<<<<
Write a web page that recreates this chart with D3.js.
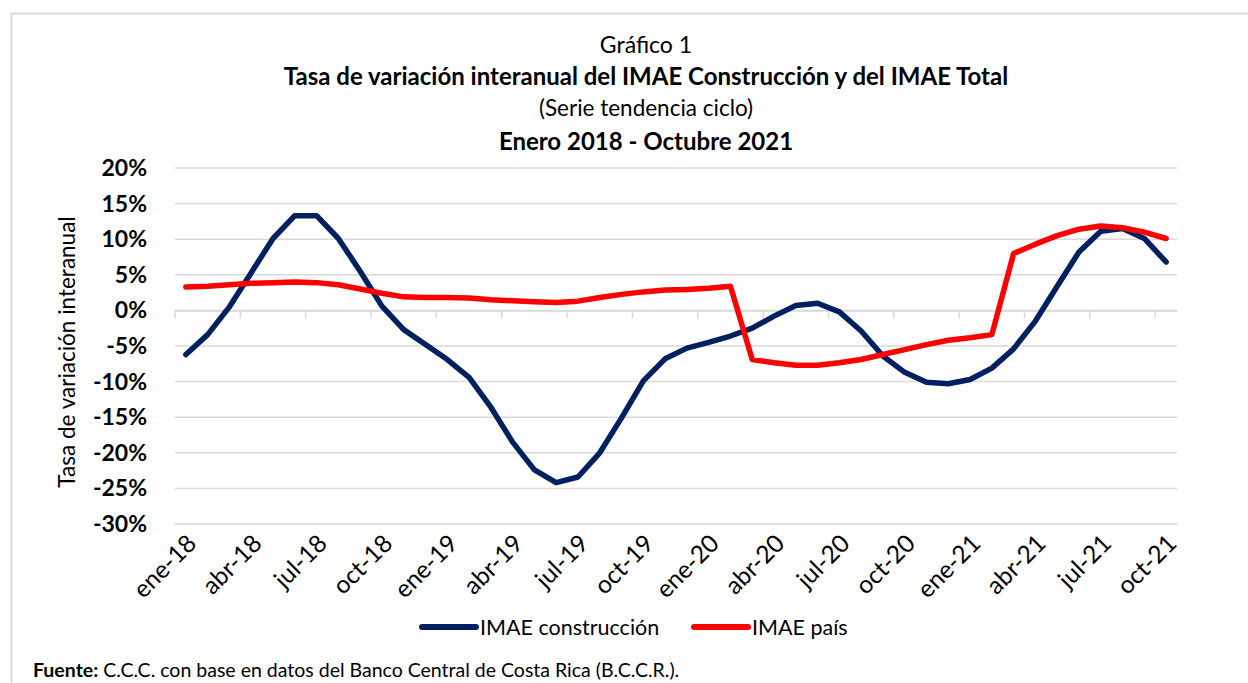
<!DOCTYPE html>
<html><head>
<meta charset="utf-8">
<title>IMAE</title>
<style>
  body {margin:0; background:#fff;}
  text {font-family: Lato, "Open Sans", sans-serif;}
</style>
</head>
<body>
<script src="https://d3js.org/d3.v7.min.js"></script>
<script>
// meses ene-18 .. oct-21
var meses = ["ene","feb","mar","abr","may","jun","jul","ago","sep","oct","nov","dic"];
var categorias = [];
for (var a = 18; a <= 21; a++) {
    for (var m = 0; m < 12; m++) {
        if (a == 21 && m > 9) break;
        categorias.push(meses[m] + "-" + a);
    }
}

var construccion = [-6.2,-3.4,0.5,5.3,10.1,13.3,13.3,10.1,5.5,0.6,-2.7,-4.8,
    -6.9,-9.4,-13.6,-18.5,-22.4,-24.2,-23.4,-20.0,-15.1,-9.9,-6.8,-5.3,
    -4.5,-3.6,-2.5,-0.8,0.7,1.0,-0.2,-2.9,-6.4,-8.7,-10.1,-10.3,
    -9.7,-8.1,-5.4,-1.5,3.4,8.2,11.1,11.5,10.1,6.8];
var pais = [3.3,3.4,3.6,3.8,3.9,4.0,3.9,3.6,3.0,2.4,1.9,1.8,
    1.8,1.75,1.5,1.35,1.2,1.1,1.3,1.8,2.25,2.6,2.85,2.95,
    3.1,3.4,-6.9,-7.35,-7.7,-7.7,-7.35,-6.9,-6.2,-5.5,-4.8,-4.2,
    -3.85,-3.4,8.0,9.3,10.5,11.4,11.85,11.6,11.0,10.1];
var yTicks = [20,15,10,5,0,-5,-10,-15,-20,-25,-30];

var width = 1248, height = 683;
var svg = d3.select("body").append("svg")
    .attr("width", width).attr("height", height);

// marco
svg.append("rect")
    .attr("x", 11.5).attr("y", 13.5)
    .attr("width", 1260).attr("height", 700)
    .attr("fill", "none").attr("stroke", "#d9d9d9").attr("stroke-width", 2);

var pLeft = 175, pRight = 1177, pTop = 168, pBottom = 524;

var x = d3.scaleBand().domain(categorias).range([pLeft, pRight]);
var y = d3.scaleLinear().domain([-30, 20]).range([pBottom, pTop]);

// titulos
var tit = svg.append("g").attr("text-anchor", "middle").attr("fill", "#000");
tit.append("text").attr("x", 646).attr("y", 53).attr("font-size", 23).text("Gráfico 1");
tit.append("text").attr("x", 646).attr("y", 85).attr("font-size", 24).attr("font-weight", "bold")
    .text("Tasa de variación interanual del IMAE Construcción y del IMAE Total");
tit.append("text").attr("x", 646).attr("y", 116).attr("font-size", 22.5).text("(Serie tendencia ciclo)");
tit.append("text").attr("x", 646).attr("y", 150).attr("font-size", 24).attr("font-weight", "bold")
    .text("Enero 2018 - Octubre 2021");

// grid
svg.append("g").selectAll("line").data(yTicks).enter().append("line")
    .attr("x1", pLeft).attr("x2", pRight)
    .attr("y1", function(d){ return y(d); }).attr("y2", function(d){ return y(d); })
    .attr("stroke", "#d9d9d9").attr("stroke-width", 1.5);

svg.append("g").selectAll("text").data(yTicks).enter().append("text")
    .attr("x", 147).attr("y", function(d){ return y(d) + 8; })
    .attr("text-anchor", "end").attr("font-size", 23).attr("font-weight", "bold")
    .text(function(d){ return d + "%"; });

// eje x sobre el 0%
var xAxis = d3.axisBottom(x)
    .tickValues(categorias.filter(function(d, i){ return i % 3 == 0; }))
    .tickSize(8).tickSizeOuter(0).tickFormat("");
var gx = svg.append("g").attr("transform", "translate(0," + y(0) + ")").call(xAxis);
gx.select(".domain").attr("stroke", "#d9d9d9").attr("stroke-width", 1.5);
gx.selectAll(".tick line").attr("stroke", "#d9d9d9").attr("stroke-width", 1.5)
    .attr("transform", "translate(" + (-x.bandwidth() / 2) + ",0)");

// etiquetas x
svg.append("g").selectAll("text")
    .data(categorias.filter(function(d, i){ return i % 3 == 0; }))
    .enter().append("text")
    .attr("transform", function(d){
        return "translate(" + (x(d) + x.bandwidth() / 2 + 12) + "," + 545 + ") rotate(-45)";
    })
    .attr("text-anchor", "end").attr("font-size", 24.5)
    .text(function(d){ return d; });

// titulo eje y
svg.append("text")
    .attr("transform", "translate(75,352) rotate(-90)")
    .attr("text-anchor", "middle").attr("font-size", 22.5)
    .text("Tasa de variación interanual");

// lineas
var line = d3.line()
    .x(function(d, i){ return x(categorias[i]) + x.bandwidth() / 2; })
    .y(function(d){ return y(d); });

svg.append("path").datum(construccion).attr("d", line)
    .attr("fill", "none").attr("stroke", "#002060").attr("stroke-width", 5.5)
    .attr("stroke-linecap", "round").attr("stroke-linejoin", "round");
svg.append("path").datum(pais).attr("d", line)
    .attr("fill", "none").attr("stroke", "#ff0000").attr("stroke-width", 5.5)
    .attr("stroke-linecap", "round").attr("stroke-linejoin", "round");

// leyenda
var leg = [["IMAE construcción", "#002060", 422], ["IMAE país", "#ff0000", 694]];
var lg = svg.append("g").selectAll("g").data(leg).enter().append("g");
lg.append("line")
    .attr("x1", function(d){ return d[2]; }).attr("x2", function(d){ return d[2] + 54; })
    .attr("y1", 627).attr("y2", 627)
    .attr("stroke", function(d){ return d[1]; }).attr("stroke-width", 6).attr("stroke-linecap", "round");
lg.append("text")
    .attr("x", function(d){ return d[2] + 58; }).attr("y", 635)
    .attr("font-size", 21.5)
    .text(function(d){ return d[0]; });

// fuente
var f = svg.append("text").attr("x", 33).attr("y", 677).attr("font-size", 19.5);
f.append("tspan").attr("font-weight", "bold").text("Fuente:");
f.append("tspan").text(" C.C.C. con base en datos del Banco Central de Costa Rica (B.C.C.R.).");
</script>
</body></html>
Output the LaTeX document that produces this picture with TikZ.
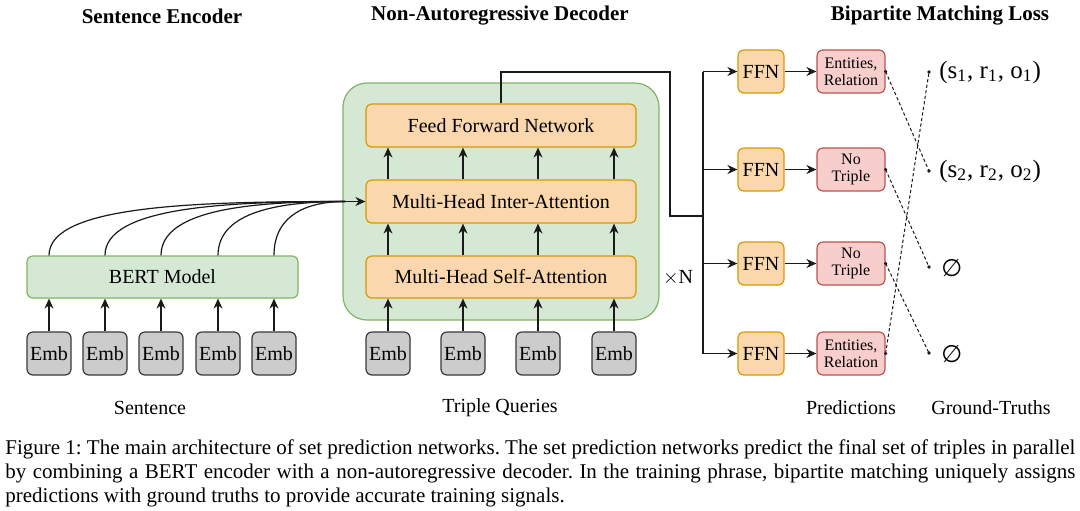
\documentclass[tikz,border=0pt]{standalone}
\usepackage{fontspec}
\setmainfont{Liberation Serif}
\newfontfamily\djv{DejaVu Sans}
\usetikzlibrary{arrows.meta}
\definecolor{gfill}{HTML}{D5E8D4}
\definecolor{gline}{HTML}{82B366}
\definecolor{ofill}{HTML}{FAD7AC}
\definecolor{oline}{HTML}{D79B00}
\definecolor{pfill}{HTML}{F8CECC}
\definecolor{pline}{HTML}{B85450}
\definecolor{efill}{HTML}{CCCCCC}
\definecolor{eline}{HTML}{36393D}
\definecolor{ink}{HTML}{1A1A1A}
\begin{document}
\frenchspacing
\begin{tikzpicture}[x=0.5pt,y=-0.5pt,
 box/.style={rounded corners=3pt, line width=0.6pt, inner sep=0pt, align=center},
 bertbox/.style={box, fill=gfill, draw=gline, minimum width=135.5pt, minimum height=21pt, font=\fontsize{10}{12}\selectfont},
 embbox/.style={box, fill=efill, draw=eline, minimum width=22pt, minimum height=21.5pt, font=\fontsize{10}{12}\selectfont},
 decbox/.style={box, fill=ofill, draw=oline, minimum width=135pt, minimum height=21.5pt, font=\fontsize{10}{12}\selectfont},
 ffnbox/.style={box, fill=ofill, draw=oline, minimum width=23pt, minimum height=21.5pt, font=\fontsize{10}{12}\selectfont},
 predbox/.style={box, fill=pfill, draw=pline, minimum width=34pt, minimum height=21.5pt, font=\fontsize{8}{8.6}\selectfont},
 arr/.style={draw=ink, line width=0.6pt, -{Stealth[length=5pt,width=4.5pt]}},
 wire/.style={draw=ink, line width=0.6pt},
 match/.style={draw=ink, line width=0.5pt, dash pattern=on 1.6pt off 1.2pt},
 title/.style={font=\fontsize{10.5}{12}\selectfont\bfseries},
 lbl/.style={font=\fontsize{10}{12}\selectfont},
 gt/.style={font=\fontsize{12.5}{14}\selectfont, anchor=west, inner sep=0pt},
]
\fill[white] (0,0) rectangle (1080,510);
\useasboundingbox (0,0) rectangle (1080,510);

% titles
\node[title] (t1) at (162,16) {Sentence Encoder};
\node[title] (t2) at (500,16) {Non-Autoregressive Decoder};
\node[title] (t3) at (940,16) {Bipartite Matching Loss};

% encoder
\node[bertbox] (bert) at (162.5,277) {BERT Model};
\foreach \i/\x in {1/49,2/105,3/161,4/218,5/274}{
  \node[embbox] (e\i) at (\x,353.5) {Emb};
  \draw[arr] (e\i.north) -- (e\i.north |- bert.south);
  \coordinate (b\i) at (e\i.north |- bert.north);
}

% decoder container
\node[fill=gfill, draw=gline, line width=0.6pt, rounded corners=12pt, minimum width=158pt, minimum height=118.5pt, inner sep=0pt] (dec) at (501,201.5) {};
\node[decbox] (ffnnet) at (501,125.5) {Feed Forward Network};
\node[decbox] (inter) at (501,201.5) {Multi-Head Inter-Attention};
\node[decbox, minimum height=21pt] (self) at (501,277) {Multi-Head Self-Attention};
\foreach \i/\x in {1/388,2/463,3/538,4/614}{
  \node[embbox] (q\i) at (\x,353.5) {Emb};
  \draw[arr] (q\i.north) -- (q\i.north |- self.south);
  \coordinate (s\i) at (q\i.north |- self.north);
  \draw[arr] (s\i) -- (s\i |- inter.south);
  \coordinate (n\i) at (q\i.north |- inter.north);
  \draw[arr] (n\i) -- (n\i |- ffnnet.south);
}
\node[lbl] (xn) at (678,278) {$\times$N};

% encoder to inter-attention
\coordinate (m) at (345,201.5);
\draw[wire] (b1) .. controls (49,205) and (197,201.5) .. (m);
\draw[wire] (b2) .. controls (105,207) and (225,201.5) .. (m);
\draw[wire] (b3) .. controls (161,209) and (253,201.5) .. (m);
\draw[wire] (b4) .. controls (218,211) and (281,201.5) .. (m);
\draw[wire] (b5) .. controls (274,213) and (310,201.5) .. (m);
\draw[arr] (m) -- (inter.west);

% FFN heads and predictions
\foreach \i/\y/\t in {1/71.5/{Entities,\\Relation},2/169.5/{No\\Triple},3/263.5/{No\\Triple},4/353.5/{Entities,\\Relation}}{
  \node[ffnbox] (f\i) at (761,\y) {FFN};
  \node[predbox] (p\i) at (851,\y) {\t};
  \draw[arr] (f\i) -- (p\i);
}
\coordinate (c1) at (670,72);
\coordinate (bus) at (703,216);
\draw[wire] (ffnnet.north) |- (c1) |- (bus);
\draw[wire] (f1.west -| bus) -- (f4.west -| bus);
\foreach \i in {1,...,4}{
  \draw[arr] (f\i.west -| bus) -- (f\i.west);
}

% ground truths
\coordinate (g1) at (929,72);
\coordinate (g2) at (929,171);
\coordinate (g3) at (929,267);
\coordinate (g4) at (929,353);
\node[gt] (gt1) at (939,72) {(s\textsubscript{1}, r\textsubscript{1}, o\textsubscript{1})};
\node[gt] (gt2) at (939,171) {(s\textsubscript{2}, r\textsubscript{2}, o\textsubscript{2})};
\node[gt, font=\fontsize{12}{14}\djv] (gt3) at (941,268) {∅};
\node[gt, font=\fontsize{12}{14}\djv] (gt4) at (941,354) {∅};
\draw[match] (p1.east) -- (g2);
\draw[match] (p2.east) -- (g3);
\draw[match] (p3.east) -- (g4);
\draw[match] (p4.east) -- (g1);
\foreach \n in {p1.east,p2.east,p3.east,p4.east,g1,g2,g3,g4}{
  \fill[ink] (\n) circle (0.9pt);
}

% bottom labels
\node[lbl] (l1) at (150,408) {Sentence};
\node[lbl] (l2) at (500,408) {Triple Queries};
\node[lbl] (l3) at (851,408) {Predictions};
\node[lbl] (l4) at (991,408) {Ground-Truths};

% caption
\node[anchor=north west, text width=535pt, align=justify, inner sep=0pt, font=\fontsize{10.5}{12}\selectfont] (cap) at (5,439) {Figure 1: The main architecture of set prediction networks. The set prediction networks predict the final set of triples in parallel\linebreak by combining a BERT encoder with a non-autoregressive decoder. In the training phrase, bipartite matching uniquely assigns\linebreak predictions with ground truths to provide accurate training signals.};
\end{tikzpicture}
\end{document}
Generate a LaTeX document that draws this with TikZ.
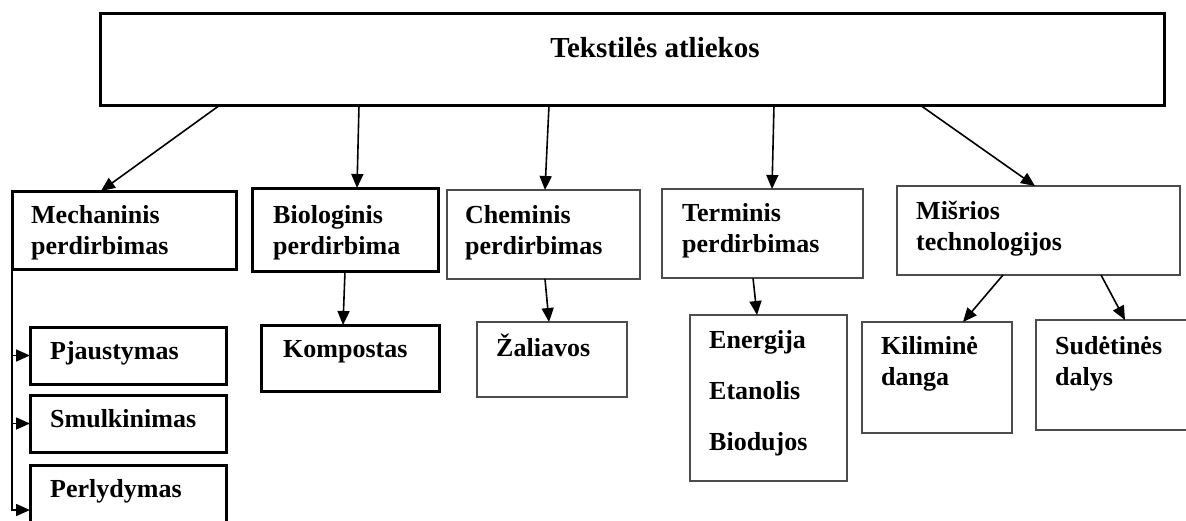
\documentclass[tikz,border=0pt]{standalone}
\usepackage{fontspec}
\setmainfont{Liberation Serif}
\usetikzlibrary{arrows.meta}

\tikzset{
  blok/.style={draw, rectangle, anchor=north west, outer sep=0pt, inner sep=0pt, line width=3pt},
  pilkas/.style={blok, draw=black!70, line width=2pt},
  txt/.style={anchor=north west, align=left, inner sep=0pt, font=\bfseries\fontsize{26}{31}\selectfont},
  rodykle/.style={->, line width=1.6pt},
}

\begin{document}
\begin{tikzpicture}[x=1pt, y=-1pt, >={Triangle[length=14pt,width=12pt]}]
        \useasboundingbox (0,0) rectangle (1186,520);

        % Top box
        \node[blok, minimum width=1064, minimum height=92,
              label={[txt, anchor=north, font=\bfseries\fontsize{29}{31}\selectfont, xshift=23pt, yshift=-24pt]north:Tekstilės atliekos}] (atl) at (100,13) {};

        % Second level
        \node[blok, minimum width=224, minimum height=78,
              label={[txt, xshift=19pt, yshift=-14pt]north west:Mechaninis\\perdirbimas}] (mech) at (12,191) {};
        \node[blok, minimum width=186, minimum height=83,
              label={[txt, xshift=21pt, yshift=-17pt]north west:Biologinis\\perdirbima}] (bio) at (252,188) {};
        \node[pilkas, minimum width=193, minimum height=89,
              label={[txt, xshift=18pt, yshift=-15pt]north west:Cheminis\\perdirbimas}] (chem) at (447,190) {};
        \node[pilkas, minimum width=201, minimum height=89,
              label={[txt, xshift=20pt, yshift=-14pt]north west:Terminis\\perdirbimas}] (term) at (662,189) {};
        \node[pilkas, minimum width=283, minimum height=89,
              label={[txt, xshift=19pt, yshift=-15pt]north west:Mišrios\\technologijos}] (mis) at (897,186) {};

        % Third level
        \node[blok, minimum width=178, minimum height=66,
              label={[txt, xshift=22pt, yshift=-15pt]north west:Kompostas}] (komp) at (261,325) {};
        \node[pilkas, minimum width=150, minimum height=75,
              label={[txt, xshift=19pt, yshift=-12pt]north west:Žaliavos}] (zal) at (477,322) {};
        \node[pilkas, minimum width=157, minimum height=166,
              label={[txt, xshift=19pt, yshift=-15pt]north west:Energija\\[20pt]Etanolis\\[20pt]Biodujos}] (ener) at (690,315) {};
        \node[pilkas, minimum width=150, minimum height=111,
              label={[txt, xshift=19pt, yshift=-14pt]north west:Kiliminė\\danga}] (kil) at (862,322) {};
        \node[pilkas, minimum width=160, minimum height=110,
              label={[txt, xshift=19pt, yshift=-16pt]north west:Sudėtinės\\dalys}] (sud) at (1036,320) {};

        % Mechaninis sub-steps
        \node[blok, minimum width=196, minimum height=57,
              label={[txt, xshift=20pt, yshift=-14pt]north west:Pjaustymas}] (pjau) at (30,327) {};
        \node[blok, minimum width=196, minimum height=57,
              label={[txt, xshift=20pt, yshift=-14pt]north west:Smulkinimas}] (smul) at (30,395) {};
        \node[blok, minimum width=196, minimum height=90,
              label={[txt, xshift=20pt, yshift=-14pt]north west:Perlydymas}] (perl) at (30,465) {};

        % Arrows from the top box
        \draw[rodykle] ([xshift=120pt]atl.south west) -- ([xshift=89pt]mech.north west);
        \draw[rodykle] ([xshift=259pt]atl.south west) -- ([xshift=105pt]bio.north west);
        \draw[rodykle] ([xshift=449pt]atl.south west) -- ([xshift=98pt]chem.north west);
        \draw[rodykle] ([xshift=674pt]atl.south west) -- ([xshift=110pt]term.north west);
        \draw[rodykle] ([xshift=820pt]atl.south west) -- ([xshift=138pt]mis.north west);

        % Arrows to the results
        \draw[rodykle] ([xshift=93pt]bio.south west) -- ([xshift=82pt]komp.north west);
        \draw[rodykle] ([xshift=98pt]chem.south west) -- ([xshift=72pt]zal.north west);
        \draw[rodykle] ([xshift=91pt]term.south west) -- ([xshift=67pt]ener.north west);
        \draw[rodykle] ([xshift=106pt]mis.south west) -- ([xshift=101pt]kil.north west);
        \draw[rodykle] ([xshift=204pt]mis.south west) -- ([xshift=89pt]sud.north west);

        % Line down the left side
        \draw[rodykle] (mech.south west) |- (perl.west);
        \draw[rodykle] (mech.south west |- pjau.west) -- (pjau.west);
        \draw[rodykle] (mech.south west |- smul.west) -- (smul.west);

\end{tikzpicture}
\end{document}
>>>>
*GOAL OF THE EXERCISE*
Could you quote, word for word, only the lines from the one containing "Generate a LaTeX" through the one containing "(mis) at (897,186)", both included, and leave out any pictures?

*RESULT*
Generate a LaTeX document that draws this with TikZ.
\documentclass[tikz,border=0pt]{standalone}
\usepackage{fontspec}
\setmainfont{Liberation Serif}
\usetikzlibrary{arrows.meta}

\tikzset{
  blok/.style={draw, rectangle, anchor=north west, outer sep=0pt, inner sep=0pt, line width=3pt},
  pilkas/.style={blok, draw=black!70, line width=2pt},
  txt/.style={anchor=north west, align=left, inner sep=0pt, font=\bfseries\fontsize{26}{31}\selectfont},
  rodykle/.style={->, line width=1.6pt},
}

\begin{document}
\begin{tikzpicture}[x=1pt, y=-1pt, >={Triangle[length=14pt,width=12pt]}]
        \useasboundingbox (0,0) rectangle (1186,520);

        % Top box
        \node[blok, minimum width=1064, minimum height=92,
              label={[txt, anchor=north, font=\bfseries\fontsize{29}{31}\selectfont, xshift=23pt, yshift=-24pt]north:Tekstilės atliekos}] (atl) at (100,13) {};

        % Second level
        \node[blok, minimum width=224, minimum height=78,
              label={[txt, xshift=19pt, yshift=-14pt]north west:Mechaninis\\perdirbimas}] (mech) at (12,191) {};
        \node[blok, minimum width=186, minimum height=83,
              label={[txt, xshift=21pt, yshift=-17pt]north west:Biologinis\\perdirbima}] (bio) at (252,188) {};
        \node[pilkas, minimum width=193, minimum height=89,
              label={[txt, xshift=18pt, yshift=-15pt]north west:Cheminis\\perdirbimas}] (chem) at (447,190) {};
        \node[pilkas, minimum width=201, minimum height=89,
              label={[txt, xshift=20pt, yshift=-14pt]north west:Terminis\\perdirbimas}] (term) at (662,189) {};
        \node[pilkas, minimum width=283, minimum height=89,
              label={[txt, xshift=19pt, yshift=-15pt]north west:Mišrios\\technologijos}] (mis) at (897,186) {};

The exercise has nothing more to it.